For a few nights, Stepfanie Malone woke to soft fluttering noises in her third-floor Aberdeen apartment, but thought little of it. When she left the lights on one night, she discovered that a small brown bat was the source of the disturbances in the dark. Maintenance workers trapped the animal the next day.
"It frightened me, but it didn't bite me," she said.
That was the first and last bat encounter for Malone, and since she was not bitten or scratched, she was not in any danger of contracting rabies.
But more than 30 others in the Harford County city — six in her Perrywood Gardens complex — have not been so fortunate. The county Health Department has referred them for a series of five vaccinations to prevent the deadly virus.
A bite from the tiny creature or even contact with its saliva, possibly through a scratch or cut, could spell danger. Health officials said they are not taking any chances, even though fewer than 1 percent of bats are carriers.
"Only a small number of bats have rabies," said state public health veterinarian Dr. Katherine Feldman. "But the risk is real. Most cases of rabies in the U.S. are from bats. If you have been exposed, you must seek treatment."
In 2010, the Maryland Department of Health and Mental Hygiene handled 362 cases of animals that tested positive for rabies, 44 of which were bats. About 900 people were treated with the vaccine to prevent rabies, a number that is fairly consistent each year, said Dr. Katherine Feldman, state public health veterinarian.
While bats are important to the ecosystem, "they should not be sharing living spaces with people," Feldman said.
The Harford County Health Department reported last week "significant bat colonizations" and numerous sightings within apartments at the Cranberry Run and Perrywood Gardens apartments, which are home to a few hundred people. The apartments' managers have declined to comment, but they are working with licensed wildlife control operators, health officials said, to exclude the critters from their roosts, which are mostly in the attics of the three-story buildings.
State health department officials say bat colonization in apartments and other buildings is not uncommon this time of year, when the animals are with their young. Local health departments get involved to ensure management companies hire licensed wildlife operators to exclude the bats.
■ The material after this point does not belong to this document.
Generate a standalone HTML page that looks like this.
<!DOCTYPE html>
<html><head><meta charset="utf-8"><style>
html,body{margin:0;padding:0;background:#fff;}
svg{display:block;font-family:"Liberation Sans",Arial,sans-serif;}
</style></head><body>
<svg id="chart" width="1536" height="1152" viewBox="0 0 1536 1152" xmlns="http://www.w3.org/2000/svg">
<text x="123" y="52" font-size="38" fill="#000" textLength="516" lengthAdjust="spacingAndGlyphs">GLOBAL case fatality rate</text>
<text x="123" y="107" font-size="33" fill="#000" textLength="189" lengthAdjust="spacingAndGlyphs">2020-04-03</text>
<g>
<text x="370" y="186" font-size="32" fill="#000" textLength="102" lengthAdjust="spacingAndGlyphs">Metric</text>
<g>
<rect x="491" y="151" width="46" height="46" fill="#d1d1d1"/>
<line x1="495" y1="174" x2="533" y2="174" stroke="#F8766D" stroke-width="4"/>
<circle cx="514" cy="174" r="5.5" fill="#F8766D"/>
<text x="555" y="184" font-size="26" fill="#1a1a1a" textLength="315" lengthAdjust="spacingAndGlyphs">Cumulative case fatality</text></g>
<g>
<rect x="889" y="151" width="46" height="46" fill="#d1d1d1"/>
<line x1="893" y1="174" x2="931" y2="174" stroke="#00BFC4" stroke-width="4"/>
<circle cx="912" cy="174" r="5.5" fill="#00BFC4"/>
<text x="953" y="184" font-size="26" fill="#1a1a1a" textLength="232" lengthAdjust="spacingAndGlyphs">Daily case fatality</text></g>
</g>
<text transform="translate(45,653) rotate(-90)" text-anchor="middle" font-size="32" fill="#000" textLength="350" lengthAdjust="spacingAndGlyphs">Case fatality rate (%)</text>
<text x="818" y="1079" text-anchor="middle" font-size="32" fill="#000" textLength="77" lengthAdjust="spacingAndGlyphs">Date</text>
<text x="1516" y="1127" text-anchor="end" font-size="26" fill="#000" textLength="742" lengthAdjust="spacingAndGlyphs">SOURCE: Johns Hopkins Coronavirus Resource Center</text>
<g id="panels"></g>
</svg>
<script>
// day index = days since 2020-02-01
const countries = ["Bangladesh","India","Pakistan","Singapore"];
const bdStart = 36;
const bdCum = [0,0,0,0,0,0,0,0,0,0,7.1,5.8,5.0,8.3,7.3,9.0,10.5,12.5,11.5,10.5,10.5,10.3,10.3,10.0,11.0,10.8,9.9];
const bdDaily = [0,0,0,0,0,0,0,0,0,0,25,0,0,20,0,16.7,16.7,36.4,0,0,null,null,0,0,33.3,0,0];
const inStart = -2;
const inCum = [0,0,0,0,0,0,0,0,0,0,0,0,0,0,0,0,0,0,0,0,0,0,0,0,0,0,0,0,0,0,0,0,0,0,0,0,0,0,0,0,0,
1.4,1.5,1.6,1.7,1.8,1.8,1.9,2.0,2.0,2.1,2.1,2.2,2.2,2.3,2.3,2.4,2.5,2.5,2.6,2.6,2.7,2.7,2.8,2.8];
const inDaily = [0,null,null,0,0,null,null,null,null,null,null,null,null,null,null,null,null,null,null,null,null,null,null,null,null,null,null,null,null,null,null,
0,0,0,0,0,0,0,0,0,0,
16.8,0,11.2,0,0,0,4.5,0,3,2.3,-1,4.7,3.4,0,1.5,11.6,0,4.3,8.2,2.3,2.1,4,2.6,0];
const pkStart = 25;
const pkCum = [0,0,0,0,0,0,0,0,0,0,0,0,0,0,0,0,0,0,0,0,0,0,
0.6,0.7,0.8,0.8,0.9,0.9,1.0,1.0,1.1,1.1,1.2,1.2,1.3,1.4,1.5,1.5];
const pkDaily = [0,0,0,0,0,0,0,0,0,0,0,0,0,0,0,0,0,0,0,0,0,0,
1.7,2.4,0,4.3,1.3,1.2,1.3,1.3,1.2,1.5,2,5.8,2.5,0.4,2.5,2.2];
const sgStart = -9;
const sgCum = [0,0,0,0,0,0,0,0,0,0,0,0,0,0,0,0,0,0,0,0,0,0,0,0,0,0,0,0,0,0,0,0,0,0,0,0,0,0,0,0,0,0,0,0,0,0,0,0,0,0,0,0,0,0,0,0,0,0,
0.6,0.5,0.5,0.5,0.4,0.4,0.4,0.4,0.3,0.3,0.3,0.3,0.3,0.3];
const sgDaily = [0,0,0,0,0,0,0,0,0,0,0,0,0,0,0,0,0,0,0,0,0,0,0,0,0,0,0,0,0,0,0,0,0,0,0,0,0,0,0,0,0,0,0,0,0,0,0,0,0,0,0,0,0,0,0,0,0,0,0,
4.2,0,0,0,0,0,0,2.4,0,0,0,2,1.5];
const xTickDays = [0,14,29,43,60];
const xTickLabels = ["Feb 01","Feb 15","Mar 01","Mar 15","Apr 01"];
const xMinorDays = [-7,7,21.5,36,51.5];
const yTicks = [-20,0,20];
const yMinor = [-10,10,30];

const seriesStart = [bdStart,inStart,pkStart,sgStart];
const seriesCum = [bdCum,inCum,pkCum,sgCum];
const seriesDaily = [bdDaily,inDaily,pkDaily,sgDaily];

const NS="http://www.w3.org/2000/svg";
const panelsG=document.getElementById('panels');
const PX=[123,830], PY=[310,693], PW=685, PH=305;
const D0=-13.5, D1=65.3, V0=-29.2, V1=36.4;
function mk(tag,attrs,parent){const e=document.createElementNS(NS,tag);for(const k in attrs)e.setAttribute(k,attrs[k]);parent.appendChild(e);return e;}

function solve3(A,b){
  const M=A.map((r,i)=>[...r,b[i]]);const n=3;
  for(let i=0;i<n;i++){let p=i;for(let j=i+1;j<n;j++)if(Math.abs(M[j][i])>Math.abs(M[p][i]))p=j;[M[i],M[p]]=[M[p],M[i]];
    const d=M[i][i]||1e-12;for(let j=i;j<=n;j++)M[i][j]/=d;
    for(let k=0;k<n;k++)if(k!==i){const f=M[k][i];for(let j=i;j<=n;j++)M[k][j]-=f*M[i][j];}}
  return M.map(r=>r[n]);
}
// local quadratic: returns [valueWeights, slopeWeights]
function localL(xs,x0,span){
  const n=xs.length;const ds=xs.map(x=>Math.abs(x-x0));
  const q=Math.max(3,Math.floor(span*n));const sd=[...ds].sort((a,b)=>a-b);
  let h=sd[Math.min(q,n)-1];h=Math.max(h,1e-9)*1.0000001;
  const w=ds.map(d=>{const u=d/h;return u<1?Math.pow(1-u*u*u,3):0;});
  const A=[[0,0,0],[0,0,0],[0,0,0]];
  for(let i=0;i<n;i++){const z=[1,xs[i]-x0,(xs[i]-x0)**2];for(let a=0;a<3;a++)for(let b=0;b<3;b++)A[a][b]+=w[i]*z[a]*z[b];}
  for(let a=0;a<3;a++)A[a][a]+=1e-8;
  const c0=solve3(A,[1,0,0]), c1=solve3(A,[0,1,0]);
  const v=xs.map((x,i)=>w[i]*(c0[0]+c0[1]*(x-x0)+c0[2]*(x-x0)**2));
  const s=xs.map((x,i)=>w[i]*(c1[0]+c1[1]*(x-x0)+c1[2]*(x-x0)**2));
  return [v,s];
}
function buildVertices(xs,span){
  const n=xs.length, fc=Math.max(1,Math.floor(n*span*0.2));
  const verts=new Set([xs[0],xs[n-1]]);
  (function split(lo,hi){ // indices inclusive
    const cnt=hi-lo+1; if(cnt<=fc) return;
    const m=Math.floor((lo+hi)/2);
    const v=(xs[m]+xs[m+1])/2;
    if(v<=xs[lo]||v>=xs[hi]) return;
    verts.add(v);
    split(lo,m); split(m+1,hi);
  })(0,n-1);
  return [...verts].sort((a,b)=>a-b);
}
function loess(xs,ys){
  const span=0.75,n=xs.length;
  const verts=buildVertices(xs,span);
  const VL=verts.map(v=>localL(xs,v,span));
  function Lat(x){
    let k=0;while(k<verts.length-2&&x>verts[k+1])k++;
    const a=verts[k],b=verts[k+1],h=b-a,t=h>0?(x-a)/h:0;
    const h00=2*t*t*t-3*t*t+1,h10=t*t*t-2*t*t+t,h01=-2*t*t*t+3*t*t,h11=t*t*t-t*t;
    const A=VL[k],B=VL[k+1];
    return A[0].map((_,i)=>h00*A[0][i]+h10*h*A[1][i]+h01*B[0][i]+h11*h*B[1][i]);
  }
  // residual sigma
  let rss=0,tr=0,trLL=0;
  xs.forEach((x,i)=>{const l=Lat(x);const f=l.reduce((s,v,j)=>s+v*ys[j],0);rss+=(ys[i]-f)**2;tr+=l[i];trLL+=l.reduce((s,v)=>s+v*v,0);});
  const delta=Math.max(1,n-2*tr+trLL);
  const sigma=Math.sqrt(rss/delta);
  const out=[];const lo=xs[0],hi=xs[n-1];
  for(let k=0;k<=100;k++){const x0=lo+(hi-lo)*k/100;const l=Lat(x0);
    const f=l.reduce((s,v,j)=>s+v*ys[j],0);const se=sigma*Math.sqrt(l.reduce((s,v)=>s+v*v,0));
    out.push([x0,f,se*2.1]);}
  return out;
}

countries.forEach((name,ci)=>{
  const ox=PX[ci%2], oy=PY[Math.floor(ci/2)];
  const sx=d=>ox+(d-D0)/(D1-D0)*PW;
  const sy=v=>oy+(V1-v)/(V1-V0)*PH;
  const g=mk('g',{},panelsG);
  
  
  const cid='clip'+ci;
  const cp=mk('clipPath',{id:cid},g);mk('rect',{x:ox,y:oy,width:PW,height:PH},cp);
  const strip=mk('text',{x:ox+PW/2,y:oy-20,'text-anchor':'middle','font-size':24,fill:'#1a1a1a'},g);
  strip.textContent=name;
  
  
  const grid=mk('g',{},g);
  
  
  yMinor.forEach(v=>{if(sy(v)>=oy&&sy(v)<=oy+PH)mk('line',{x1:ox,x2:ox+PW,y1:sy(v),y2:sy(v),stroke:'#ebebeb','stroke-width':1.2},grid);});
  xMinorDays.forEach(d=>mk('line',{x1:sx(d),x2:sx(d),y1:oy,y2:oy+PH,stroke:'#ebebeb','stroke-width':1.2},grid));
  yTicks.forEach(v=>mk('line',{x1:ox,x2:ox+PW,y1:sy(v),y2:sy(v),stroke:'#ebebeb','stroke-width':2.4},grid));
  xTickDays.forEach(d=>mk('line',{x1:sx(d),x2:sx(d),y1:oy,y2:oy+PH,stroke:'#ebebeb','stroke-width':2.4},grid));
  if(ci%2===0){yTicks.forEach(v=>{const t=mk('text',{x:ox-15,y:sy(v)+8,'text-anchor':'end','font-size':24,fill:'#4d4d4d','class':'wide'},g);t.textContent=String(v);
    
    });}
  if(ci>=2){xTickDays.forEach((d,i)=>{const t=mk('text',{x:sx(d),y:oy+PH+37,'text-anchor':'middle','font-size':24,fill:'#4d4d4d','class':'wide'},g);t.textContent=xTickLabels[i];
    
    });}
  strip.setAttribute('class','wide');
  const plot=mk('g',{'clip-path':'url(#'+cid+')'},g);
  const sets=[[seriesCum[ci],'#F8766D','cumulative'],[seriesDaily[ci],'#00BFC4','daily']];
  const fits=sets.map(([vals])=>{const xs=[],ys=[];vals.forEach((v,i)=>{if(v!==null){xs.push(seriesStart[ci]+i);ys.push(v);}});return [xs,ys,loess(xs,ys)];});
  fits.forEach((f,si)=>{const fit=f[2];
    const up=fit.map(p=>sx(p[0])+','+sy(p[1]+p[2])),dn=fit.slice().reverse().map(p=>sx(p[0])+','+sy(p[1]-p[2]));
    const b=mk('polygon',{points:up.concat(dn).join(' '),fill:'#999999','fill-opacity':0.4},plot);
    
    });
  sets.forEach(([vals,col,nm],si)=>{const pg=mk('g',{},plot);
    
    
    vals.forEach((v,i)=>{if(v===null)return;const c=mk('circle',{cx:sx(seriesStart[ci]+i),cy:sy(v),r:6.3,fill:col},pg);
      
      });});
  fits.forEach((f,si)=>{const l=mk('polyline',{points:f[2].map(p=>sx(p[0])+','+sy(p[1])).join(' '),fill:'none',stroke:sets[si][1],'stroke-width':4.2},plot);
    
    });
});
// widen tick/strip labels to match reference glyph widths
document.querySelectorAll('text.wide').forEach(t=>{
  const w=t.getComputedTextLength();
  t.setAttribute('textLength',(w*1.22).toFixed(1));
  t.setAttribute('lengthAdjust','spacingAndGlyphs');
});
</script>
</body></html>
Tenants have reported bat sightings in several different buildings, but most have not been exposed, officials said.
In Harford, health officers are canvassing the neighborhoods, calling homes and putting fliers on tenants' doors. They are holding community meetings in an effort to educate the public and to locate anyone who might have been bitten by a bat or exposed to its saliva. Those people must seek immediate treatment, officials said.
"There is a heightened risk of rabies exposure," said Bill Wiseman, Harford's health department spokesman. "So, we are particularly checking homeowners who have reported sightings."
Health workers are also contacting tenants who have moved from the apartments as far back as Jan. 1.
Workers are trying to bat-proof the aging buildings by screening and plugging cracks — as small as a quarter of an inch — that the animals use as entry points. The goal is to make it impossible for the critters to return to their roosts in the buildings, each with several apartments, and to encourage colonization elsewhere, preferably in the wild.
Bats' appetite for insects, especially mosquitoes, makes the flying mammals valuable to the ecosystem. Simply being around them poses no danger, but direct contact can, said Susan Kelly, Harford's health officer.
"We have seen an abundance of bats this year, and that's a good thing," she said. "We just don't want them colonizing apartment complexes."
The department has not received reports of sightings other than from the tenants at the apartments but has asked residents to stay on the alert for colonies and to report them.
Residents who have been bitten or scratched should immediately wash the affected area and contact the department. Capturing the bat safely, if at all possible, will assist officials in determining the danger, particularly if a bite is involved.
Jonathan McKnight, a biologist with the Maryland Department of Natural Resources, said bats will leave the apartments naturally for winter quarters by early September.